**Problem statement**
Count how many lines have the word "this" in them. Reply with that number by itself.

Code that draws figures:
§ §
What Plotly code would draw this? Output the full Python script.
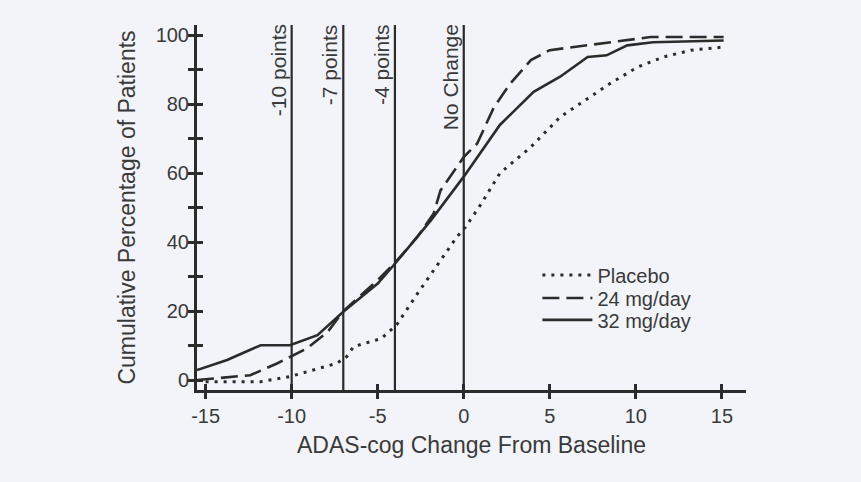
import plotly.graph_objects as go

# ---- data ----
placebo_x = [-15, -11.8, -10.1, -7.4, -6.8, -6.4, -4.8, -3.9, -2.7, -1.5, -0.4, 0.1, 1, 2.1, 3.9, 5.6, 7, 8.5, 10.1, 11.6, 13.2, 15.1]
placebo_y = [-0.5, -0.5, 1, 4.8, 6.8, 9.7, 12, 16, 25, 33.8, 41.5, 44.4, 51, 60, 67.6, 76.3, 81, 86, 90.8, 93.7, 95.7, 96.6]

mg24_x = [-15.5, -12.4, -10.85, -9.1, -7.9, -7, -5, -4, -2.7, -1.75, -1.35, 0, 0.78, 1.74, 2.7, 3.9, 5.0, 7.9, 10.85, 15.1]
mg24_y = [0, 1.4, 4.8, 9.2, 14, 20, 29, 34, 41.5, 48.3, 55, 64.7, 68.6, 79, 86, 92.8, 95.7, 97.6, 99.5, 99.5]

mg32_x = [-15.5, -13.75, -11.8, -10.1, -8.5, -7, -5, -3.9, -1.9, 0, 2.1, 4.06, 5.6, 7.2, 8.3, 9.5, 11, 13, 15.1]
mg32_y = [2.9, 5.8, 10.1, 10.1, 13, 19.8, 28, 34.3, 46.4, 59, 74, 83.6, 88, 93.7, 94.2, 97.1, 98, 98.3, 98.5]

ref_x = [-10, -7, -4, 0]
ref_labels = ["-10 points", "-7 points", "-4 points", "No Change"]

x_ticks = [-15, -10, -5, 0, 5, 10, 15]
x_tick_text = ["-15", "-10", "-5", "0", "5", "10", "15"]
y_ticks = [0, 20, 40, 60, 80, 100]
y_minor = [10, 30, 50, 70, 90]

XR = [-15.5, 16.4]
YR = [-2.9, 103]
INK = "#2b2b2b"
TXT = "#3a3a3a"
BG = "#f3f4f9"
FONT = "Liberation Sans, Arial, sans-serif"

fig = go.Figure()
fig.add_trace(go.Scatter(x=placebo_x, y=placebo_y, mode="lines", name="Placebo", legend="legend",
                         line=dict(color=INK, width=3, dash="3px,6px")))
fig.add_trace(go.Scatter(x=mg24_x, y=mg24_y, mode="lines", name="24 mg/day", legend="legend2",
                         line=dict(color=INK, width=2.6, dash="17px,7px")))
fig.add_trace(go.Scatter(x=mg32_x, y=mg32_y, mode="lines", name="32 mg/day", legend="legend3",
                         line=dict(color=INK, width=2.6)))

for xv, lab in zip(ref_x, ref_labels):
    fig.add_shape(type="line", xref="x", yref="paper", x0=xv, x1=xv, y0=0, y1=1,
                  line=dict(color=INK, width=2.2), layer="below")
    fig.add_annotation(x=xv, y=1, xref="x", yref="paper", text=lab, showarrow=False,
                       textangle=-90, xanchor="right", yanchor="top", xshift=0, yshift=3,
                       font=dict(family=FONT, size=21, color=TXT))

leg_common = dict(x=0.62, xanchor="left", yanchor="middle", bgcolor="rgba(0,0,0,0)",
                  font=dict(family=FONT, size=20, color=TXT), itemwidth=50)

fig.update_layout(
    width=861, height=482,
    paper_bgcolor=BG, plot_bgcolor=BG,
    margin=dict(l=197, r=115, t=25, b=92),
    font=dict(family=FONT, size=20, color=TXT),
    showlegend=True,
    legend=dict(y=0.315, **leg_common),
    legend2=dict(y=0.252, **leg_common),
    legend3=dict(y=0.192, **leg_common),
    xaxis=dict(range=XR, tickvals=x_ticks, ticktext=x_tick_text, ticks="outside", ticklen=6,
               tickwidth=2.5, tickcolor=INK, showline=True, linecolor=INK, linewidth=3,
               showgrid=False, zeroline=False, tickfont=dict(size=20),
               title=dict(text="ADAS-cog Change From Baseline", font=dict(size=23), standoff=11)),
    yaxis=dict(range=YR, tickvals=y_ticks, ticks="outside", ticklen=6, tickwidth=2.5,
               tickcolor=INK, showline=True, linecolor=INK, linewidth=3, showgrid=False,
               zeroline=False, tickfont=dict(size=20), ticklabelstandoff=-5,
               minor=dict(tickvals=y_minor, ticks="outside", ticklen=6,
                          tickwidth=2.5, tickcolor=INK),
               title=dict(text="Cumulative Percentage of Patients", font=dict(size=23),
                          standoff=14)),
    xaxis2=dict(range=XR, tickvals=x_ticks, ticks="inside", ticklen=6, tickwidth=2.5,
                tickcolor=INK, showticklabels=False, overlaying="x", side="bottom",
                showgrid=False, zeroline=False, showline=False),
    yaxis2=dict(range=YR, tickvals=y_ticks + y_minor,
                ticks="inside", ticklen=6, tickwidth=2.5, tickcolor=INK,
                showticklabels=False, overlaying="y", side="left", showgrid=False,
                zeroline=False, showline=False),
)
# invisible trace to activate overlay axes
fig.add_trace(go.Scatter(x=[0], y=[0], xaxis="x2", yaxis="y2", mode="markers",
                         marker=dict(opacity=0), showlegend=False, hoverinfo="skip"))

fig.write_html("out.html", config={"displayModeBar": False})

# remove default browser body margin so the figure fills the window
with open("out.html", "r", encoding="utf-8") as f:
    html = f.read()
html = html.replace("<head>", "<head><style>html,body{margin:0;padding:0;background:%s;}</style>" % BG, 1)
with open("out.html", "w", encoding="utf-8") as f:
    f.write(html)
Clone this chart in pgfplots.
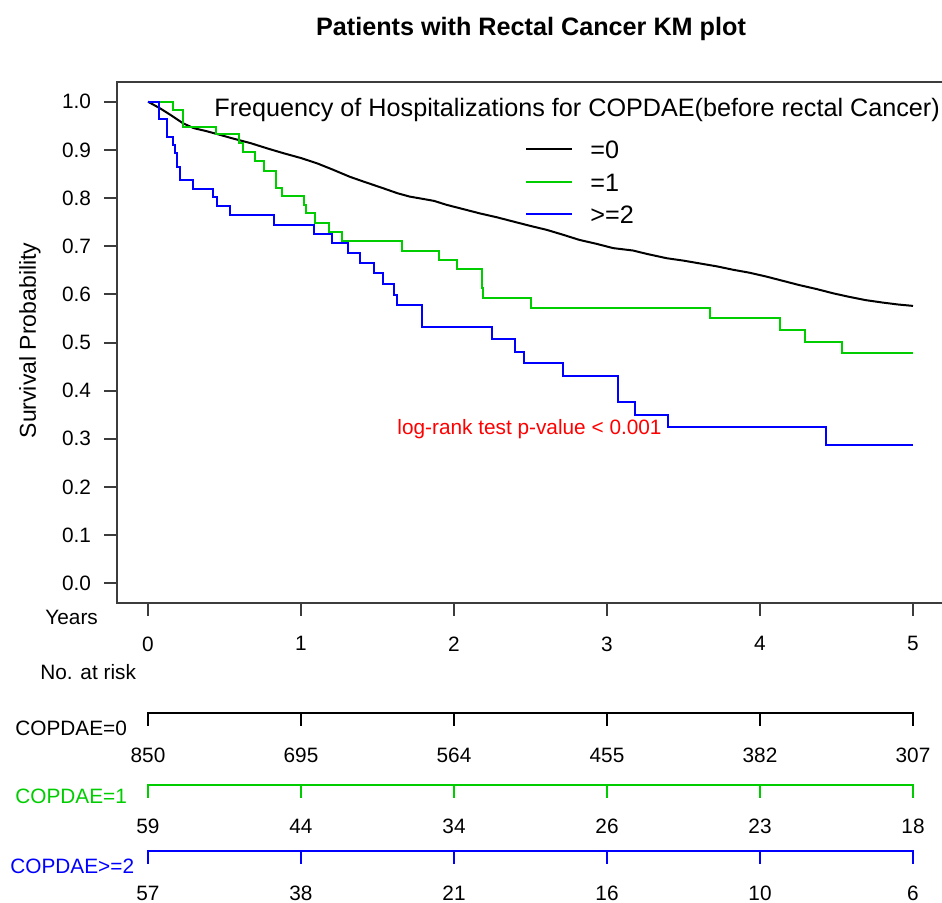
\documentclass[border=0pt]{standalone}
\usepackage{fontspec}
\setmainfont{Liberation Sans}
\usepackage{pgfplots}
\pgfplotsset{compat=1.18}
\definecolor{kmgreen}{RGB}{0,205,0}
\definecolor{kmblue}{RGB}{0,0,255}
\definecolor{framegray}{RGB}{60,60,60}
\newcommand{\basefont}{\fontsize{10.4}{12.5}\selectfont}
\newcommand{\bigfont}{\fontsize{12.6}{15}\selectfont}

\begin{document}
\begin{tikzpicture}
\begin{axis}[
  at={(0,0)}, anchor=origin,
  x=76.5pt, y=240.8pt,
  xmin=-0.2026, xmax=5.2, ymin=-0.04, ymax=1.04,
  clip=false,
  axis line style={line width=1pt, framegray},
  xtick={0,1,2,3,4,5},
  ytick={0,0.1,0.2,0.3,0.4,0.5,0.6,0.7,0.8,0.9,1.0},
  tick align=outside, tick pos=left,
  major tick length=6.5pt,
  tick style={line width=1pt, framegray},
  tick label style={font=\basefont},
  /pgf/number format/assume math mode=true,
  yticklabel style={/pgf/number format/fixed, /pgf/number format/fixed zerofill,
    /pgf/number format/precision=1, xshift=-3pt},
  xticklabel style={yshift=-7pt},
]
% COPDAE = 0
\addplot[black, line width=1pt] coordinates {
  (0,1.0) (0.08,0.986) (0.15,0.972) (0.23,0.955) (0.30,0.945) (0.38,0.939)
  (0.45,0.933) (0.55,0.924) (0.67,0.914) (0.78,0.903) (0.886,0.893) (1.0,0.883)
  (1.105,0.872) (1.2,0.860) (1.32,0.844) (1.41,0.834) (1.54,0.820) (1.63,0.810)
  (1.71,0.803) (1.80,0.798) (1.87,0.794) (1.95,0.786) (2.06,0.777) (2.17,0.768)
  (2.28,0.760) (2.39,0.751) (2.50,0.742) (2.605,0.734) (2.71,0.724) (2.82,0.713)
  (2.93,0.705) (3.04,0.696) (3.17,0.691) (3.26,0.684) (3.39,0.675) (3.50,0.670)
  (3.61,0.664) (3.72,0.658) (3.825,0.651) (3.93,0.645) (4.04,0.637) (4.15,0.628)
  (4.26,0.619) (4.37,0.611) (4.48,0.602) (4.58,0.595) (4.69,0.588) (4.80,0.583)
  (4.90,0.579) (5.0,0.576)
};
% COPDAE = 1
\addplot[const plot, kmgreen, line width=1pt] coordinates {
  (0,1.0) (0.165,0.983) (0.231,0.948) (0.447,0.932) (0.597,0.914) (0.623,0.895)
  (0.70,0.877) (0.758,0.856) (0.837,0.821) (0.874,0.804) (1.02,0.786) (1.035,0.768)
  (1.09,0.748) (1.185,0.729) (1.265,0.711) (1.66,0.691) (1.90,0.671) (2.017,0.652)
  (2.18,0.613) (2.19,0.592) (2.50,0.572) (3.673,0.551) (4.13,0.527) (4.294,0.502)
  (4.534,0.479) (5.0,0.479)
};
% COPDAE >= 2
\addplot[const plot, kmblue, line width=1pt] coordinates {
  (0,1.0) (0.072,0.964) (0.126,0.927) (0.165,0.910) (0.176,0.893) (0.19,0.865)
  (0.209,0.837) (0.296,0.819) (0.427,0.803) (0.453,0.783) (0.536,0.765) (0.824,0.745)
  (1.085,0.725) (1.20,0.706) (1.31,0.686) (1.386,0.666) (1.48,0.644) (1.534,0.621)
  (1.61,0.599) (1.629,0.578) (1.788,0.533) (2.25,0.507) (2.40,0.481) (2.46,0.457)
  (2.71,0.431) (3.073,0.377) (3.18,0.350) (3.40,0.324) (4.43,0.287) (5.0,0.287)
};
% risk table brackets
\addplot[black, line width=1pt] coordinates {
  (0,-0.296) (0,-0.269) (1,-0.269) (1,-0.296) (1,-0.269) (2,-0.269) (2,-0.296)
  (2,-0.269) (3,-0.269) (3,-0.296) (3,-0.269) (4,-0.269) (4,-0.296) (4,-0.269)
  (5,-0.269) (5,-0.296)
};
\addplot[kmgreen, line width=1pt] coordinates {
  (0,-0.4454) (0,-0.4184) (1,-0.4184) (1,-0.4454) (1,-0.4184) (2,-0.4184) (2,-0.4454)
  (2,-0.4184) (3,-0.4184) (3,-0.4454) (3,-0.4184) (4,-0.4184) (4,-0.4454) (4,-0.4184)
  (5,-0.4184) (5,-0.4454)
};
\addplot[kmblue, line width=1pt] coordinates {
  (0,-0.5825) (0,-0.5555) (1,-0.5555) (1,-0.5825) (1,-0.5555) (2,-0.5555) (2,-0.5825)
  (2,-0.5555) (3,-0.5555) (3,-0.5825) (3,-0.5555) (4,-0.5555) (4,-0.5825) (4,-0.5555)
  (5,-0.5555) (5,-0.5825)
};
% numbers at risk
\addplot[draw=none, nodes near coords, point meta=explicit symbolic,
  every node near coord/.append style={anchor=base, inner sep=0pt, font=\basefont, text=black}]
  coordinates {
  (0,-0.3731)[850] (1,-0.3731)[695] (2,-0.3731)[564] (3,-0.3731)[455] (4,-0.3731)[382] (5,-0.3731)[307]
  (0,-0.5204)[59] (1,-0.5204)[44] (2,-0.5204)[34] (3,-0.5204)[26] (4,-0.5204)[23] (5,-0.5204)[18]
  (0,-0.6587)[57] (1,-0.6587)[38] (2,-0.6587)[21] (3,-0.6587)[16] (4,-0.6587)[10] (5,-0.6587)[6]
};
\end{axis}

\begin{scope}[shift={(-74pt,291.65pt)}, x=0.5pt, y=-0.5pt]
  \node[anchor=base, inner sep=0pt, font=\bigfont\bfseries] at (531,35) {Patients with Rectal Cancer KM plot};
  \node[anchor=base, inner sep=0pt, font=\fontsize{11.5}{13}\selectfont, rotate=90] at (36,340.5) {Survival Probability};
  \node[anchor=base west, inner sep=0pt, font=\bigfont] at (214,116) {Frequency of Hospitalizations for COPDAE(before rectal Cancer)};
  \draw[black, line width=1pt] (526,149) -- (572,149);
  \draw[kmgreen, line width=1pt] (526,181.5) -- (572,181.5);
  \draw[kmblue, line width=1pt] (526,214) -- (572,214);
  \node[anchor=base west, inner sep=0pt, font=\bigfont] at (590,158.5) {=0};
  \node[anchor=base west, inner sep=0pt, font=\bigfont] at (590,191) {=1};
  \node[anchor=base west, inner sep=0pt, font=\bigfont] at (590,223.5) {>=2};
  \node[anchor=base west, inner sep=0pt, font=\basefont, text=red] at (397,434) {log-rank test p-value < 0.001};
  \node[anchor=base west, inner sep=0pt, font=\basefont] at (45,624) {Years};
  \node[anchor=base west, inner sep=0pt, font=\basefont] at (40,679) {No. at risk};
  \node[anchor=base west, inner sep=0pt, font=\basefont] at (15,735) {COPDAE=0};
  \node[anchor=base west, inner sep=0pt, font=\basefont, text=kmgreen] at (15,803) {COPDAE=1};
  \node[anchor=base west, inner sep=0pt, font=\basefont, text=kmblue] at (10,873) {COPDAE>=2};
\end{scope}

\pgfresetboundingbox
\path[use as bounding box] (-74pt,-159.35pt) rectangle (397pt,291.65pt);
\end{tikzpicture}
\end{document}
§ §
**Task result**
2